Recent US economic data has reinforced a narrative of resilience, although Initial Jobless Claims were higher than expected, indicating some softening in the labor market. Inflation concerns persist, especially as rising oil prices—linked to geopolitical uncertainty—threaten to push headline inflation higher. This backdrop supports the Federal Reserve's cautious approach, with policymakers signaling no rush to cut rates and maintaining a 'higher-for-longer' stance, which continues to underpin the Greenback and keeps NZD/USD on the defensive [1].
On the New Zealand side, the outlook remains mixed following the Reserve Bank of New Zealand's recent decision. Inflation is slightly above target, but policymakers are balancing upside price risks against a fragile domestic economy. As a result, markets see limited scope for aggressive tightening, which caps the NZD's upside potential [1].

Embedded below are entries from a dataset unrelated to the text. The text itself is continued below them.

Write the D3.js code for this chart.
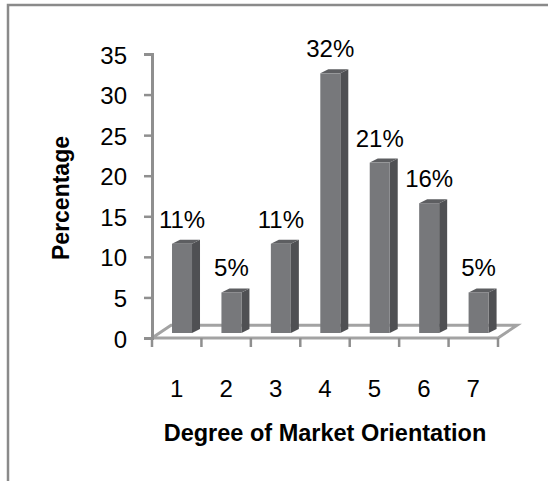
<!DOCTYPE html>
<html>
<head>
<meta charset="utf-8">
<script src="https://cdn.jsdelivr.net/npm/d3@7"></script>
<style>
  html, body { margin: 0; padding: 0; background: #fff; }
  svg { display: block; }
  text { font-family: "Liberation Sans", Arial, sans-serif; fill: #000; }
</style>
</head>
<body>
<svg id="chart" width="548" height="481"></svg>
<script>
// ---- data ----
const categories = ["1", "2", "3", "4", "5", "6", "7"];
const values = [11, 5, 11, 32, 21, 16, 5];
const valueLabels = ["11%", "5%", "11%", "32%", "21%", "16%", "5%"];
const yTicks = [0, 5, 10, 15, 20, 25, 30, 35];
const xTitle = "Degree of Market Orientation";
const yTitle = "Percentage";

(function () {
// ---- layout ----
const svg = d3.select("#chart");
const plotL = 152, plotR = 498, plotT = 54, plotB = 338;
const floorDX = 19, floorDY = -12.7;
const barDX = 8, barDY = -4, barLift = 5, barShift = -4.7, barW = 20;

const x = d3.scaleBand().domain(categories).range([plotL, plotR]).padding(0);
const y = d3.scaleLinear().domain([0, 35]).range([plotB, plotT]);

// frame border
svg.append("rect")
  .attr("x", 8).attr("y", 5).attr("width", 600).attr("height", 600)
  .attr("fill", "none").attr("stroke", "#8a8a8a").attr("stroke-width", 2.5);

const axisColor = "#8f8f8f";

// floor (3D)
const fl = [
  [plotL, plotB], [plotR, plotB],
  [plotR + floorDX, plotB + floorDY], [plotL + floorDX, plotB + floorDY]
];
svg.append("path")
  .attr("d", d3.line()(fl) + "Z")
  .attr("fill", "none").attr("stroke", "#a3a3a3").attr("stroke-width", 3)
  .attr("stroke-linejoin", "miter");

// x axis tick marks at category boundaries
const bounds = categories.map(c => x(c)).concat([x(categories[categories.length - 1]) + x.bandwidth()]);
svg.append("g").selectAll("line").data(bounds).join("line")
  .attr("x1", d => d).attr("x2", d => d)
  .attr("y1", plotB).attr("y2", plotB + 9)
  .attr("stroke", axisColor).attr("stroke-width", 2.5);

// x category labels
const xAxis = svg.append("g")
  .attr("transform", `translate(0,${plotB})`)
  .call(d3.axisBottom(x).tickSize(0).tickPadding(0));
xAxis.select(".domain").remove();
xAxis.selectAll("text")
  .attr("y", 59).attr("dy", 0)
  .style("font-family", '"Liberation Sans", Arial, sans-serif')
  .style("font-size", "24px").attr("fill", "#000");

// y axis
const yAxis = svg.append("g")
  .attr("transform", `translate(${plotL},0)`)
  .call(d3.axisLeft(y).tickValues(yTicks).tickSize(8).tickSizeOuter(8).tickPadding(17));
yAxis.select(".domain").attr("stroke", axisColor).attr("stroke-width", 3);
yAxis.selectAll(".tick line").attr("stroke", axisColor).attr("stroke-width", 2.5);
yAxis.selectAll("text")
  .style("font-family", '"Liberation Sans", Arial, sans-serif')
  .style("font-size", "24px").attr("fill", "#000").attr("dy", "0.38em");

// bars (3D)
const bars = svg.append("g");
categories.forEach((c, i) => {
  const x0 = x(c) + x.bandwidth() / 2 + barShift;
  const x1 = x0 + barW;
  const yb = y(0) - barLift;
  const yt = y(values[i]) - barLift;
  const g = bars.append("g");
  g.append("path")
    .attr("d", d3.line()([[x1, yb], [x1 + barDX, yb + barDY], [x1 + barDX, yt + barDY], [x1, yt]]) + "Z")
    .attr("fill", "#4f5053");
  g.append("path")
    .attr("d", d3.line()([[x0, yt], [x1, yt], [x1 + barDX, yt + barDY], [x0 + barDX, yt + barDY]]) + "Z")
    .attr("fill", "#5d5e61");
  g.append("rect")
    .attr("x", x0).attr("y", yt).attr("width", barW).attr("height", yb - yt)
    .attr("fill", "#77787b");
  g.append("text")
    .attr("x", x0 + barW / 2).attr("y", yt - 16)
    .attr("text-anchor", "middle")
    .style("font-size", "24px")
    .text(valueLabels[i]);
});

// axis titles
svg.append("text")
  .attr("x", 325).attr("y", 441)
  .attr("text-anchor", "middle")
  .style("font-size", "23.5px").style("font-weight", "bold")
  .text(xTitle);

svg.append("text")
  .attr("transform", "translate(69,198) rotate(-90)")
  .attr("text-anchor", "middle")
  .style("font-size", "23px").style("font-weight", "bold")
  .text(yTitle);
})();
</script>
</body>
</html>
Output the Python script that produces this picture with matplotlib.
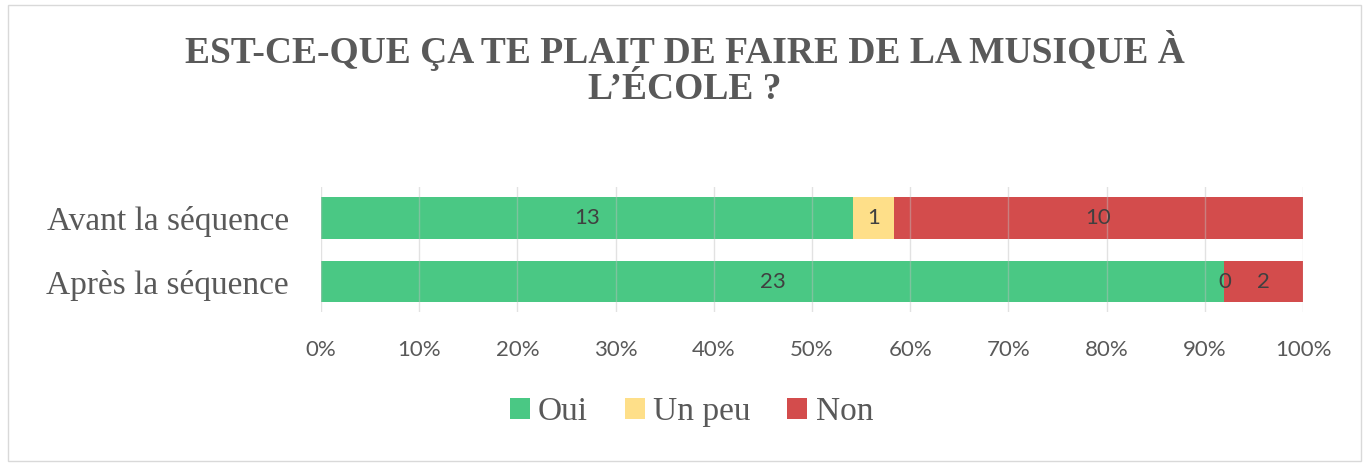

Technical analysis shows NZD/USD trading at 0.5863, above both the 20-period SMA (0.5791) and the 100-period SMA (0.5779), supporting the recent recovery. However, the Relative Strength Index (14) is deep in overbought territory near 75, suggesting stretched upside momentum. Resistance levels are noted at 0.5868, 0.5907, 0.5930, and 0.5965, while support is seen at 0.5854, 0.5838, and 0.5831, with the 20-period and 100-period SMAs acting as a deeper demand zone on any corrective pullback [1].
CONCLUSION
NZD/USD remains supported near recent highs, driven by geopolitical tensions and the Federal Reserve's cautious stance. While technical indicators suggest stretched momentum, the pair's upside is capped by limited tightening prospects from the RBNZ and persistent safe-haven demand for the USD. Market participants should monitor geopolitical developments and central bank signals for further direction.